El domingo cumpliré cuarenta años e indefectiblemente me sentiré mal. Me
encantaría ser especial y que me importase una mierda pero al final soy
como todo el mundo -humano- y resulta que no me quiero morir. Tendré mi
pataleta, para eso me la he ganado manteniéndome vivo todos estos años a
pesar de los buses en la India, la ola que me estrelló contra los
acantilados, el tarado que casi me mata en Nepal, aquel mal salto en la
piscina, el coche sin conductor que por poco me aplasta o mis
inumerables intentos de romperme la crisma en la sierra: todo ha ido
bien.

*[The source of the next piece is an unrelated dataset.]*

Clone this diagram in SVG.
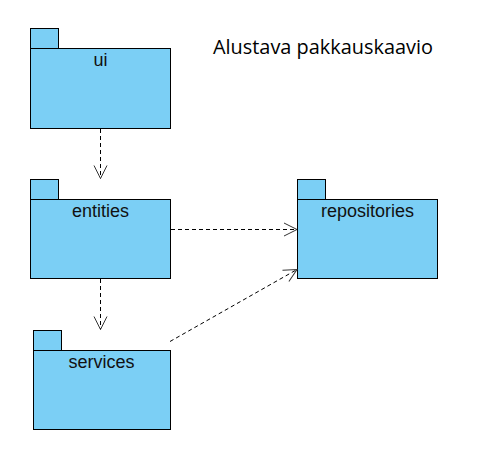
<svg xmlns="http://www.w3.org/2000/svg" width="500" height="465" viewBox="0 0 500 465">
<defs>
<style>
.pkg rect{fill:#7BCFF5;stroke:#000;stroke-width:1}
.lbl{font-family:"Liberation Sans",Arial,sans-serif;font-size:18px;fill:#111;text-anchor:middle}
.title{font-family:"Open Sans",sans-serif;font-size:19.9px;fill:#000}
.dep{fill:none;stroke:#000;stroke-width:1;stroke-dasharray:4 3}
</style>
<marker id="open" markerUnits="userSpaceOnUse" markerWidth="20" markerHeight="20" refX="0" refY="0" viewBox="-15 -10 20 20" orient="auto" overflow="visible">
<path d="M-13,-6.5 L0,0 L-13,6.5" fill="none" stroke="#333" stroke-width="1"/>
</marker>
</defs>
<rect width="500" height="465" fill="#fff"/>
<text class="title" x="213" y="53.5">Alustava pakkauskaavio</text>
<g id="ui" class="pkg">
<rect x="30.5" y="28.5" width="28" height="20"/>
<rect x="30.5" y="48.5" width="140" height="80"/>
<text class="lbl" x="100.5" y="66">ui</text>
</g>
<g id="entities" class="pkg">
<rect x="30.5" y="179.5" width="28" height="20"/>
<rect x="30.5" y="199.5" width="140" height="79"/>
<text class="lbl" x="100.5" y="217">entities</text>
</g>
<g id="repositories" class="pkg">
<rect x="297.5" y="179.5" width="28" height="20"/>
<rect x="297.5" y="199.5" width="140" height="79"/>
<text class="lbl" x="367.5" y="217">repositories</text>
</g>
<g id="services" class="pkg">
<rect x="33.5" y="330.5" width="28" height="20"/>
<rect x="33.5" y="350.5" width="137" height="79"/>
<text class="lbl" x="101.5" y="368">services</text>
</g>
<g id="connectors">
<line class="dep" x1="100.5" y1="129" x2="100.5" y2="178.5" marker-end="url(#open)"/>
<line class="dep" x1="100.5" y1="279" x2="100.5" y2="329.5" marker-end="url(#open)"/>
<line class="dep" x1="171" y1="229.5" x2="297" y2="229.5" marker-end="url(#open)"/>
<line class="dep" x1="170" y1="341.5" x2="297" y2="269.5" marker-end="url(#open)"/>
</g>
</svg>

Lo mejor y lo peor es que es irrelevante porque sólo cuenta el
presente, así que la vida -en este instante- es sudor, dolor de pies,
sonido de ventiladores, gafas sucias, una pizca de sed y sueño y, en un
abrir y cerrar de ojos será pasta de dientes, colchón del ikea y esa
semioscuridad que sólo tienen las noches de Nueva York. Me dormiré y el
laberinto de fachadas, escaleras, asfalto, ladrillo, cristales, acero,
más calles coches camas colchones luces bombillas cables viento hojas
una bandera antenas nube nube nube viento y luego el vacío y las
estrellas y no importa lo lejos que viajes no habrá escapatoria y
cumplirás esos cuarenta, quien sabe si la mitad del juego.